Another final aspect is mere reliability, as a small anecdote: a neighbor due to some unknown issue have had roller shutters locked down because they have ONLY a wireless remote with a kind of ESP32 inside, all proprietary, no emergency manual opening, no access to the motor to power it directly or detach the break manually on the shutters. My home while "a bit smart" have a far little attack surface in that regard. For instance just to have central/remote lights control I've chosen a set of ShellyPro 4PM (the least expensive option of that kind I was able to find) witch operate remotely (LAN only, via HA or directly logging on the device, extended via wireguard) but i can also operate via classic mechanical switches and internally the Shelly are "dumb classic switch" + extras so if their fw crash from the physical buttons (not the one on the devices, but their normally open contacts) they still operate. For the car charger I'm obliged to go wifi (I find exactly no one domestic charging station with wired connections for control) but it's a dedicated WLAN (a small GL.iNet "stamp" size on the back of the charger, wired to a dedicated port of my homeserver on a completely separated LAN without internet access and the charger itself is MQTT/ModBUS-bridged to its local, internet-less controller/server for p.v. integration.
I can't do nothing for my car and well... Sometimes it's "app-service" to remote control A/C etc get connected to someone else car in another country and yes, I can monitor it and act on it when this happen (few times per years so far). No special hacking needed. No response from the vendor (MG/SAIC)... And for cars some demoed serious remote vulnerabilities able to physically make a car crash while running.
All those might be very rare events, but their seriousness it's relevant enough for me to avoid them as much as possible.
If my experience of trying to tether my laptop to my phone on a moving bus is any indication, I'm thinking that WiFi (as opposed to other wireless technologies) is a non-starter.
OP is heavily downvoted, but yes some ECU are moving to wireless communication although not WiFi.
It started with places where you simply can't have wires, for example tire pressure monitoring.

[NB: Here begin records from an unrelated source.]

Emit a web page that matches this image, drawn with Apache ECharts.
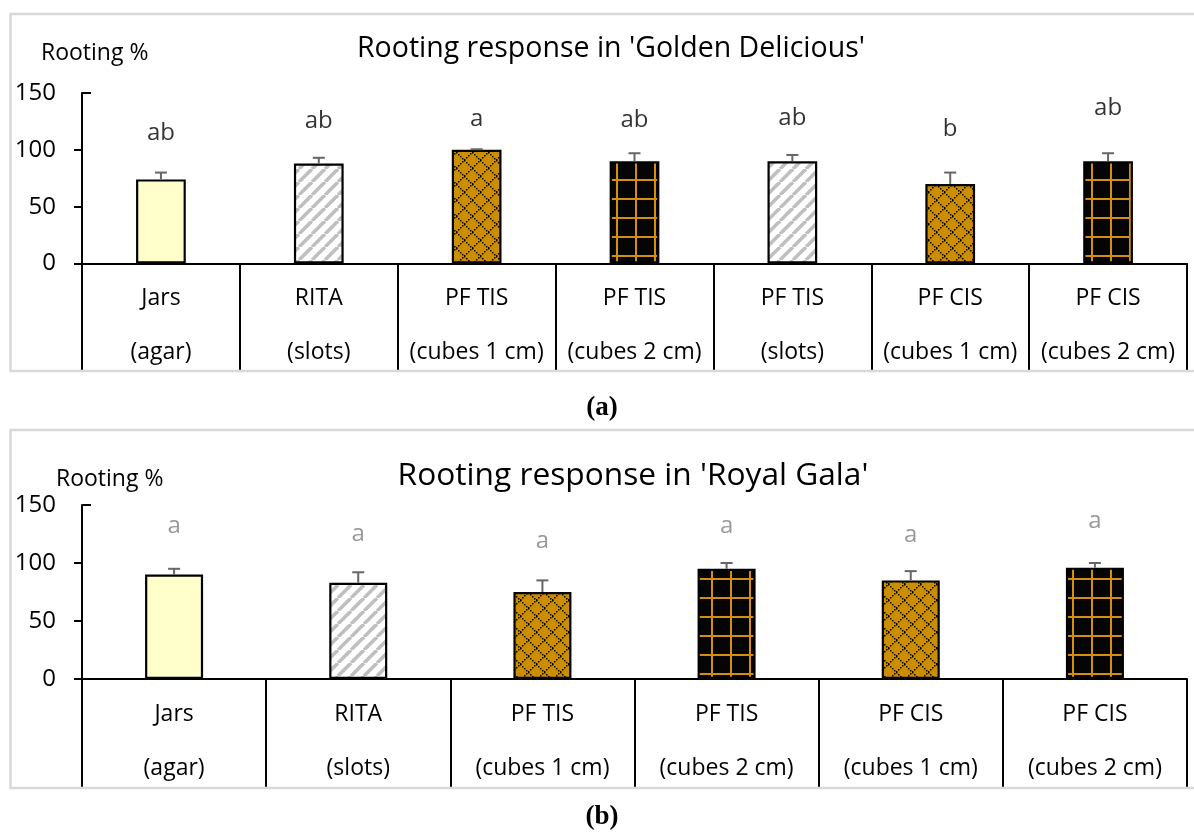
<!DOCTYPE html>
<html>
<head>
<meta charset="utf-8">
<title>Rooting response</title>
<script src="https://cdn.jsdelivr.net/npm/echarts@6/dist/echarts.min.js"></script>
<style>
  html, body { margin: 0; padding: 0; background: #fff; }
  #chart { width: 1194px; height: 835px; }
</style>
</head>
<body>
<div id="chart"></div>
<script>
// ---- data: 'Golden Delicious' (a) ----
const categoriesA = ['Jars\n(agar)', 'RITA\n(slots)', 'PF TIS\n(cubes 1 cm)', 'PF TIS\n(cubes 2 cm)', 'PF TIS\n(slots)', 'PF CIS\n(cubes 1 cm)', 'PF CIS\n(cubes 2 cm)'];
const rootingA = [74, 88, 100, 90, 90, 70, 90];
const errorA = [6, 5, 0.5, 7, 5.5, 10, 7];
const lettersA = ['ab', 'ab', 'a', 'ab', 'ab', 'b', 'ab'];
const letterLevelA = [115, 125, 127, 126, 128, 118, 137];
const fillA = ['plain', 'stripes', 'lattice', 'grid', 'stripes', 'lattice', 'grid'];

// ---- data: 'Royal Gala' (b) ----
const categoriesB = ['Jars\n(agar)', 'RITA\n(slots)', 'PF TIS\n(cubes 1 cm)', 'PF TIS\n(cubes 2 cm)', 'PF CIS\n(cubes 1 cm)', 'PF CIS\n(cubes 2 cm)'];
const rootingB = [90, 83, 75, 95, 85, 96];
const errorB = [5, 9, 10, 5, 8, 4];
const lettersB = ['a', 'a', 'a', 'a', 'a', 'a'];
const letterLevelB = [132, 125, 118.5, 132, 124, 136];
const fillB = ['plain', 'stripes', 'lattice', 'grid', 'lattice', 'grid'];

const yTicks = { min: 0, max: 150, step: 50 };
const yTickValues = [0, 50, 100, 150];

// ---- fill patterns ----
const FONT = '"Open Sans", "Noto Sans", sans-serif';
const SERIF = '"Liberation Serif", "DejaVu Serif", serif';
const GOLD = '#CC8E00';

function makeTile(size, draw) {
  const c = document.createElement('canvas');
  c.width = size; c.height = size;
  draw(c.getContext('2d'), size);
  return c;
}
const stripeTile = makeTile(13, (ctx, s) => {
  ctx.fillStyle = '#fff'; ctx.fillRect(0, 0, s, s);
  ctx.strokeStyle = '#BFBFBF'; ctx.lineWidth = 3.6;
  for (const o of [-s, 0, s]) {
    ctx.beginPath(); ctx.moveTo(o, s); ctx.lineTo(o + s, 0); ctx.stroke();
  }
});
const latticeTile = makeTile(16, (ctx, s) => {
  ctx.fillStyle = GOLD; ctx.fillRect(0, 0, s, s);
  ctx.fillStyle = '#000';
  for (let i = 0; i < s; i += 2) {
    ctx.fillRect(i, i, 1.5, 1.5);
    ctx.fillRect(i, s - 1 - i, 1.5, 1.5);
  }
});
const gridTile = makeTile(19, (ctx, s) => {
  ctx.fillStyle = '#050505'; ctx.fillRect(0, 0, s, s);
  ctx.fillStyle = '#D4900B';
  ctx.fillRect(8, 0, 2, s);
  ctx.fillRect(0, 8, s, 2);
});
const fills = {
  plain: '#FFFFCC',
  stripes: { image: stripeTile, repeat: 'repeat' },
  lattice: { image: latticeTile, repeat: 'repeat' },
  grid: { image: gridTile, repeat: 'repeat' }
};

// ---- builders ----
function categoryAxis(idx, cats) {
  return {
    type: 'category', gridIndex: idx, data: cats, boundaryGap: true,
    axisLine: { show: true, lineStyle: { color: '#000', width: 2 } },
    axisTick: { show: true, interval: 0, alignWithLabel: false, length: 108,
      lineStyle: { color: '#000', width: 2 } },
    axisLabel: {
      interval: 0, margin: 8,
      formatter: v => v.split('\n').map(t => '{c|' + t + '}').join('\n'),
      rich: { c: { fontFamily: FONT, fontSize: 23, lineHeight: 54, color: '#000' } }
    }
  };
}
// value axis: outward ticks on every value except the top one
function valueAxis(idx) {
  return {
    type: 'value', gridIndex: idx, position: 'left',
    min: yTicks.min, max: yTicks.max, interval: yTicks.step,
    axisLine: { show: true, lineStyle: { color: '#000', width: 2 } },
    axisTick: { show: true, length: 8, customValues: yTickValues.slice(0, -1),
      lineStyle: { color: '#000', width: 2 } },
    splitLine: { show: false },
    axisLabel: { fontFamily: FONT, fontSize: 24, color: '#000', margin: 26 }
  };
}
// the top tick of the value axis points into the plot
function topTickAxis(idx) {
  return {
    type: 'value', gridIndex: idx, position: 'left', offset: 0,
    min: yTicks.min, max: yTicks.max, interval: yTicks.step,
    axisLine: { show: false },
    axisTick: { show: true, inside: true, length: 9, customValues: yTickValues.slice(-1),
      lineStyle: { color: '#000', width: 2 } },
    splitLine: { show: false }, axisLabel: { show: false }
  };
}
function barSeries(idx, values, kinds) {
  return {
    type: 'bar', xAxisIndex: idx, yAxisIndex: idx * 2, barWidth: '31.5%',
    data: values.map((v, i) => ({
      value: v,
      itemStyle: { color: fills[kinds[i]], borderColor: '#000', borderWidth: 2.2 }
    })),
    silent: true, z: 2
  };
}
function errorSeries(idx, values, errs) {
  return {
    type: 'custom', xAxisIndex: idx, yAxisIndex: idx * 2, z: 3, silent: true,
    encode: { x: 0, y: 1 },
    data: values.map((v, i) => [i, v, errs[i]]),
    renderItem: (params, api) => {
      const i = api.value(0), m = api.value(1), e = api.value(2);
      const base = api.coord([i, m]);
      const top = api.coord([i, m + e]);
      const st = { stroke: '#666', lineWidth: 2 };
      return {
        type: 'group', children: [
          { type: 'line', shape: { x1: base[0], y1: base[1], x2: top[0], y2: top[1] }, style: st },
          { type: 'line', shape: { x1: top[0] - 6, y1: top[1], x2: top[0] + 6, y2: top[1] }, style: st }
        ]
      };
    }
  };
}
function letterSeries(idx, levels, letters, color) {
  return {
    type: 'scatter', xAxisIndex: idx, yAxisIndex: idx * 2, symbolSize: 0, silent: true, z: 4,
    data: levels.map((y, i) => [i, y]),
    label: {
      show: true, position: 'inside', formatter: p => letters[p.dataIndex],
      fontFamily: FONT, fontSize: 24, color: color
    }
  };
}
function panelTag(letter, top) {
  return {
    text: '{n|(}{b|' + letter + '}{n|)}', left: 597, top: top, textAlign: 'center',
    textStyle: { rich: {
      n: { fontFamily: SERIF, fontSize: 27, color: '#000' },
      b: { fontFamily: SERIF, fontSize: 27, fontWeight: 'bold', color: '#000' } } }
  };
}

const chart = echarts.init(document.getElementById('chart'), null, { renderer: 'canvas' });
chart.setOption({
  animation: false,
  backgroundColor: '#fff',
  title: [
    { text: "Rooting response in 'Golden Delicious'", left: 606, top: 29, textAlign: 'center',
      textStyle: { fontFamily: FONT, fontSize: 28.5, fontWeight: 'normal', color: '#000' } },
    { text: 'Rooting %', left: 36, top: 37,
      textStyle: { fontFamily: FONT, fontSize: 23, fontWeight: 'normal', color: '#000' } },
    { text: "Rooting response in 'Royal Gala'", left: 628, top: 455, textAlign: 'center',
      textStyle: { fontFamily: FONT, fontSize: 31.7, fontWeight: 'normal', color: '#000' } },
    { text: 'Rooting %', left: 51, top: 463,
      textStyle: { fontFamily: FONT, fontSize: 23, fontWeight: 'normal', color: '#000' } },
    panelTag('a', 390),
    panelTag('b', 799)
  ],
  grid: [
    { left: 82, top: 93, width: 1105, height: 170.5 },
    { left: 82, top: 505, width: 1105, height: 174 }
  ],
  xAxis: [categoryAxis(0, categoriesA), categoryAxis(1, categoriesB)],
  yAxis: [valueAxis(0), topTickAxis(0), valueAxis(1), topTickAxis(1)],
  series: [
    barSeries(0, rootingA, fillA),
    errorSeries(0, rootingA, errorA),
    letterSeries(0, letterLevelA, lettersA, '#000'),
    barSeries(1, rootingB, fillB),
    errorSeries(1, rootingB, errorB),
    letterSeries(1, letterLevelB, lettersB, '#7F7F7F')
  ],
  graphic: [
    { type: 'rect', z: 100, silent: true, shape: { x: 10.5, y: 14, width: 1200, height: 357 },
      style: { fill: 'none', stroke: '#D9D9D9', lineWidth: 2.5 } },
    { type: 'rect', z: 100, silent: true, shape: { x: 10.5, y: 430, width: 1200, height: 358 },
      style: { fill: 'none', stroke: '#D9D9D9', lineWidth: 2.5 } }
  ]
});
</script>
</body>
</html>
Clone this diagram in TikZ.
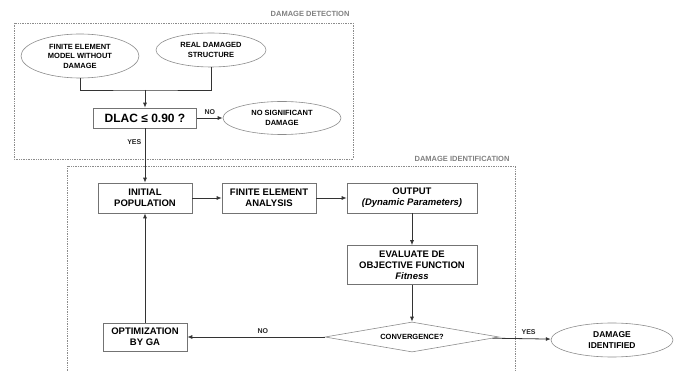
\documentclass[tikz,border=0pt]{standalone}
\usepackage{fontspec}
\setmainfont{Liberation Sans}
\usepackage {tikz}
\usetikzlibrary {positioning}
\usetikzlibrary{shapes.geometric}
\usetikzlibrary{arrows.meta}

\begin{document}
\begin{tikzpicture}[x=1pt,y=-1pt,
  box/.style={draw=black!55, line width=0.6pt, align=center, inner sep=1pt,
    font=\fontsize{9.5}{11}\selectfont\bfseries},
  oval/.style={ellipse, draw=black!45, line width=0.6pt, align=center, inner sep=0pt,
    font=\fontsize{7.5}{9.5}\selectfont\bfseries},
  frame/.style={draw=black!45, line width=0.7pt, densely dotted},
  tag/.style={text=black!50, font=\fontsize{7.5}{9}\selectfont\bfseries, anchor=base east},
  lbl/.style={font=\fontsize{7}{8}\selectfont\bfseries, text=black!85},
  flow/.style={draw=black!80, line width=0.8pt, -{Latex[length=5pt,width=4pt]}},
  wire/.style={draw=black!80, line width=0.8pt}]
\useasboundingbox (0,0) rectangle (675,371);
\draw[frame] (14,23) rectangle (353,159);
\draw[frame] (67,371) -- (67,166) -- (515,166) -- (515,371);
\path (353,17) node[tag] (detect) {DAMAGE DETECTION}
(513,162) node[tag] (ident) {DAMAGE IDENTIFICATION};
\path (80,56) node[oval, minimum width=118pt, minimum height=44pt] (FEM) {FINITE ELEMENT\\MODEL WITHOUT\\DAMAGE}
(211,50) node[oval, minimum width=110pt, minimum height=34pt] (REAL) {REAL DAMAGED\\STRUCTURE}
(145,90) coordinate (join)
(145,118) node[box, minimum width=103pt, minimum height=20pt,
  font=\fontsize{12}{14}\selectfont\bfseries] (DLAC) {DLAC ≤ 0.90 ?}
(282,118) node[oval, minimum width=118pt, minimum height=33pt] (NOSIG) {NO SIGNIFICANT\\DAMAGE}
(145,198) node[box, minimum width=94pt, minimum height=30pt] (INIT) {INITIAL\\POPULATION}
(269,198) node[box, minimum width=94pt, minimum height=30pt] (FEA) {FINITE ELEMENT\\ANALYSIS}
(412,198) node[box, minimum width=130pt, minimum height=30pt] (OUT) {OUTPUT\\\textit{(Dynamic Parameters)}}
(412,265) node[box, minimum width=130pt, minimum height=39pt] (EVAL) {EVALUATE DE\\OBJECTIVE FUNCTION\\\textit{Fitness}}
(412,337) node[diamond, aspect=5.8, draw=black!45, line width=0.6pt, inner sep=0pt,
  minimum width=174pt, minimum height=30pt, font=\fontsize{7.5}{9}\selectfont\bfseries] (CONV) {CONVERGENCE?}
(145,337) node[box, minimum width=84pt, minimum height=28pt] (OPT) {OPTIMIZATION\\BY GA}
(612,340) node[oval, minimum width=122pt, minimum height=34pt,
  font=\fontsize{8.5}{10.5}\selectfont\bfseries] (DONE) {DAMAGE\\IDENTIFIED};
\draw[wire] (FEM.south) |- (join) -| (REAL.south);
\draw[flow] (join) -- (DLAC);
\draw[flow] (DLAC) -- node[lbl, above] {NO} (NOSIG);
\draw[flow] (DLAC) -- node[lbl, left, pos=0.25] {YES} (INIT);
\draw[flow] (INIT) -- (FEA);
\draw[flow] (FEA) -- (OUT);
\draw[flow] (OUT) -- (EVAL);
\draw[flow] (EVAL) -- (CONV);
\draw[flow] (CONV) -- node[lbl, above, pos=0.45] {NO} (OPT);
\draw[flow] (CONV) -- node[lbl, above, pos=0.62] {YES} (DONE);
\draw[flow] (OPT) -- (INIT);
\end{tikzpicture}
\end{document}
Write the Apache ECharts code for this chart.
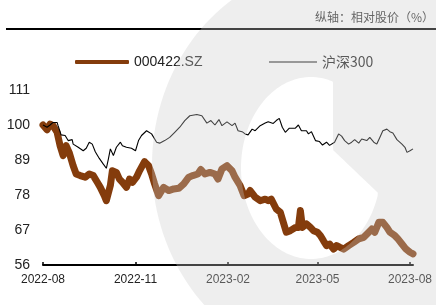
<!DOCTYPE html>
<html>
<head>
<meta charset="utf-8">
<script src="https://cdn.jsdelivr.net/npm/echarts@6/dist/echarts.min.js"></script>
<style>
  html, body { margin: 0; padding: 0; background: #fff; }
  #chart { width: 436px; height: 305px; }
</style>
</head>
<body>
<div id="chart"></div>
<script>
const stockName = "000422.SZ";
const indexName = "沪深300";
const axisNote = "纵轴：相对股价（%）";

const stockDates = [
  "2022-08-01", "2022-08-05", "2022-08-08", "2022-08-11", "2022-08-15", "2022-08-18", "2022-08-21", "2022-08-24", "2022-08-27", "2022-08-31",
  "2022-09-03", "2022-09-07", "2022-09-12", "2022-09-16", "2022-09-20", "2022-09-24", "2022-09-27", "2022-10-01", "2022-10-03", "2022-10-07",
  "2022-10-09", "2022-10-13", "2022-10-16", "2022-10-19", "2022-10-23", "2022-10-26", "2022-10-29", "2022-11-02", "2022-11-05", "2022-11-10",
  "2022-11-14", "2022-11-17", "2022-11-20", "2022-11-24", "2022-11-29", "2022-12-04", "2022-12-09", "2022-12-14", "2022-12-19", "2022-12-24",
  "2022-12-28", "2023-01-02", "2023-01-05", "2023-01-09", "2023-01-14", "2023-01-19", "2023-01-22", "2023-01-26", "2023-01-31", "2023-02-05",
  "2023-02-08", "2023-02-13", "2023-02-17", "2023-02-21", "2023-02-23", "2023-02-28", "2023-03-05", "2023-03-10", "2023-03-13", "2023-03-16",
  "2023-03-21", "2023-03-25", "2023-03-28", "2023-03-31", "2023-04-04", "2023-04-09", "2023-04-12", "2023-04-14", "2023-04-16", "2023-04-20",
  "2023-04-24", "2023-04-27", "2023-05-01", "2023-05-04", "2023-05-07", "2023-05-10", "2023-05-13", "2023-05-17", "2023-05-20", "2023-05-23",
  "2023-05-27", "2023-06-01", "2023-06-06", "2023-06-11", "2023-06-16", "2023-06-21", "2023-06-24", "2023-06-27", "2023-07-01", "2023-07-05",
  "2023-07-09", "2023-07-12", "2023-07-17", "2023-07-20", "2023-07-24", "2023-07-28", "2023-08-01", "2023-08-04"
];
const stockValues = [
  100, 98.5, 100.3, 99.8, 97.7, 93.5, 90.4, 93.5, 91.4, 87.2,
  84.6, 84.1, 83.6, 84.6, 84.1, 82.0, 80.4, 77.8, 76.2, 81.0,
  85.6, 85.1, 83.0, 82.0, 80.4, 83.0, 82.0, 83.6, 85.6, 88.5,
  87.2, 84.6, 81.5, 77.8, 80.4, 79.4, 79.9, 80.1, 81.5, 83.6,
  84.1, 84.6, 86.0, 84.6, 85.1, 84.6, 83.0, 86.2, 87.2, 85.6,
  83.6, 81.0, 77.8, 78.3, 79.4, 77.3, 76.2, 76.7, 76.2, 76.7,
  73.6, 72.6, 69.4, 66.3, 66.8, 67.8, 67.8, 73.1, 67.8, 68.9,
  67.8, 66.8, 66.3, 65.2, 63.6, 62.1, 62.6, 61.0, 62.1, 61.6,
  61.0, 62.1, 63.1, 64.2, 64.7, 66.3, 67.3, 66.3, 69.4, 69.4,
  67.8, 66.3, 65.2, 64.2, 62.6, 61.0, 60.0, 59.5
];

const indexDates = [
  "2022-08-01", "2022-08-05", "2022-08-08", "2022-08-11", "2022-08-15", "2022-08-16", "2022-08-19", "2022-08-23", "2022-08-26", "2022-08-30",
  "2022-08-31", "2022-09-05", "2022-09-10", "2022-09-13", "2022-09-16", "2022-09-19", "2022-09-22", "2022-09-26", "2022-09-30", "2022-10-03",
  "2022-10-05", "2022-10-07", "2022-10-10", "2022-10-13", "2022-10-17", "2022-10-19", "2022-10-23", "2022-10-28", "2022-11-01", "2022-11-04",
  "2022-11-07", "2022-11-12", "2022-11-17", "2022-11-22", "2022-11-25", "2022-11-30", "2022-12-05", "2022-12-10", "2022-12-15", "2022-12-20",
  "2022-12-25", "2023-01-01", "2023-01-06", "2023-01-11", "2023-01-15", "2023-01-19", "2023-01-23", "2023-01-26", "2023-01-31", "2023-02-05",
  "2023-02-08", "2023-02-11", "2023-02-15", "2023-02-18", "2023-02-21", "2023-02-25", "2023-02-28", "2023-03-05", "2023-03-10", "2023-03-13",
  "2023-03-18", "2023-03-21", "2023-03-24", "2023-03-27", "2023-03-30", "2023-04-03", "2023-04-09", "2023-04-12", "2023-04-15", "2023-04-20",
  "2023-04-22", "2023-04-25", "2023-04-29", "2023-05-03", "2023-05-06", "2023-05-10", "2023-05-13", "2023-05-18", "2023-05-22", "2023-05-25",
  "2023-05-28", "2023-06-01", "2023-06-04", "2023-06-07", "2023-06-11", "2023-06-14", "2023-06-19", "2023-06-22", "2023-06-26", "2023-06-29",
  "2023-07-02", "2023-07-05", "2023-07-09", "2023-07-12", "2023-07-15", "2023-07-19", "2023-07-24", "2023-07-27", "2023-07-29", "2023-08-01",
  "2023-08-04"
];
const indexValues = [
  100, 99.3, 100, 100.8, 100.8, 99.8, 96.9, 96.7, 95.1, 95.4,
  94.0, 93.0, 91.9, 92.7, 94.6, 94.0, 91.6, 89.5, 87.7, 86.4,
  89.3, 92.5, 90.4, 93.0, 94.6, 93.5, 93.0, 92.7, 91.9, 95.1,
  96.7, 98.2, 97.2, 94.6, 94.3, 95.1, 96.1, 97.7, 99.3, 101.4,
  102.9, 103.3, 102.9, 100.6, 101.4, 100.0, 101.7, 99.8, 101.0, 99.8,
  100.6, 98.2, 97.9, 97.2, 96.9, 98.7, 98.2, 99.8, 100.6, 101.0,
  100.5, 101.4, 102.1, 99.3, 97.7, 99.0, 99.0, 100.0, 98.2, 98.2,
  97.2, 97.9, 95.1, 94.8, 93.7, 94.6, 93.6, 94.6, 97.2, 96.5,
  95.1, 94.0, 94.6, 95.4, 94.3, 95.6, 95.1, 96.1, 94.6, 94.0,
  96.1, 98.2, 98.7, 97.9, 97.5, 95.4, 94.0, 93.0, 91.4, 91.9,
  92.5
];

const xTickLabels = ["2022-08", "2022-11", "2023-02", "2023-05", "2023-08"];
const yTicks = [56, 67, 78, 89, 100, 111];

// "yyyy-MM(-dd)" -> local timestamp
const toTime = (s) => {
  const p = s.split("-");
  return new Date(+p[0], +p[1] - 1, +(p[2] || 1)).getTime();
};

// grey logo watermark drawn over the chart (ring with an off-centre hole)
const watermarkPoints = () => {
  const pts = [];
  const n = 160;
  for (let i = 0; i <= n; i++) {
    const a = (i / n) * Math.PI * 2;
    pts.push([335 + 183 * Math.cos(a), 165 + 200 * Math.sin(a)]);
  }
  for (let i = 0; i <= n; i++) {
    const a = -(i / n) * Math.PI * 2;
    let x = 311 + 70 * Math.cos(a);
    const y = 168 + 91 * Math.sin(a);
    if (y < 150) x = Math.min(x, 333);
    else if (y < 196) x = Math.min(x, 333 + (y - 150) * 1.05);
    pts.push([x, y]);
  }
  return pts;
};

const myChart = echarts.init(document.getElementById("chart"));
const latin = "Liberation Sans, Arial, sans-serif";
const cjk = "Noto Sans CJK SC, sans-serif";
const tickTimes = xTickLabels.map((s) => toTime(s));

const option = {
  animation: false,
  backgroundColor: "#ffffff",
  title: {
    text: axisNote,
    right: 2,
    top: 11,
    padding: 0,
    textStyle: { fontSize: 12, fontWeight: "normal", color: "#333", fontFamily: cjk },
  },
  legend: [
    {
      data: [stockName],
      left: 75,
      top: 55,
      padding: 0,
      icon: "roundRect",
      itemWidth: 54,
      itemHeight: 4,
      textStyle: { fontSize: 14, color: "#222", fontFamily: latin },
    },
    {
      data: [indexName],
      left: 269,
      top: 55,
      padding: 0,
      icon: "rect",
      itemWidth: 48,
      itemHeight: 1,
      textStyle: { fontSize: 14, color: "#222", fontFamily: cjk },
    },
  ],
  grid: { left: 43, right: 23, top: 90, bottom: 40 },
  xAxis: {
    type: "value",
    min: toTime("2022-08-01"),
    max: toTime("2023-08-04"),
    axisLine: { lineStyle: { color: "#000", width: 2 } },
    axisTick: {
      show: true,
      inside: true,
      length: 3,
      lineStyle: { color: "#000", width: 1.5 },
      customValues: tickTimes,
    },
    axisLabel: {
      customValues: tickTimes,
      formatter: (v) => xTickLabels[tickTimes.indexOf(v)] || "",
      margin: 9,
      fontSize: 12,
      color: "#222",
      fontFamily: latin,
    },
    splitLine: { show: false },
  },
  yAxis: {
    type: "value",
    min: yTicks[0],
    max: yTicks[yTicks.length - 1],
    interval: yTicks[1] - yTicks[0],
    axisLine: { show: false },
    axisTick: { show: false },
    splitLine: { show: false },
    axisLabel: { margin: 13, fontSize: 14, color: "#222", fontFamily: latin },
  },
  series: [
    {
      name: stockName,
      type: "line",
      symbol: "none",
      color: "#843C0C",
      lineStyle: { width: 7, color: "#843C0C", join: "round", cap: "round" },
      data: stockDates.map((d, i) => [toTime(d), stockValues[i]]),
      z: 2,
    },
    {
      name: indexName,
      type: "line",
      symbol: "none",
      color: "#000",
      lineStyle: { width: 1.1, color: "#000" },
      data: indexDates.map((d, i) => [toTime(d), indexValues[i]]),
      z: 3,
    },
  ],
  graphic: [
    {
      type: "line",
      shape: { x1: 6, y1: 29, x2: 436, y2: 29 },
      style: { stroke: "#000", lineWidth: 2 },
      z: 10,
    },
    {
      type: "polygon",
      shape: { points: watermarkPoints() },
      style: { fill: "rgba(203,203,203,0.33)" },
      silent: true,
      z: 100,
    },
  ],
};

myChart.setOption(option);
</script>
</body>
</html>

But is now spreading to other simple ECUs. And yes, it can be jammed so obviously it's not for brakes and steering and things like that.
You can image the drivers side door has a module that senses the door switches and operates the drivers window and door locks. And communicates via RF to modules in the other three doors to control the windows and door locks.
Seriously why the heck not?
I've thought in the past what I want for trailer lights is a RF connection between the vehicle and the trailer. It can't be worse than the standard way that always fails.
I like to imagine some kind of engineering “meet cute” whereby, one random day, the headlights engineer and the parking radar engineer happen to be working on the front of the car together. Their eyes meet:
“hey, I’m John — I didn’t know you had an ECU here!”,
“hi, I’m Claire — wow, you have an ECU right up front too? It’s, like, right next to mine and we never knew!”
“I know, crazy right?! Hey this is going to sound really forward and I don’t normally do this but I’m only running at 70% compute capacity. I don’t suppose you need any real-time budget this evening?”
“So funny you should ask, I was just about to run a whole bunch of heavy new wiring to…”
And in a story as old as time they get ECU married and raise their control loops in the same front-of-vehicle ECU together instead of living their separate, lonely, ECU-right-next-to-each-other-and-they-didn’t-know-it lives.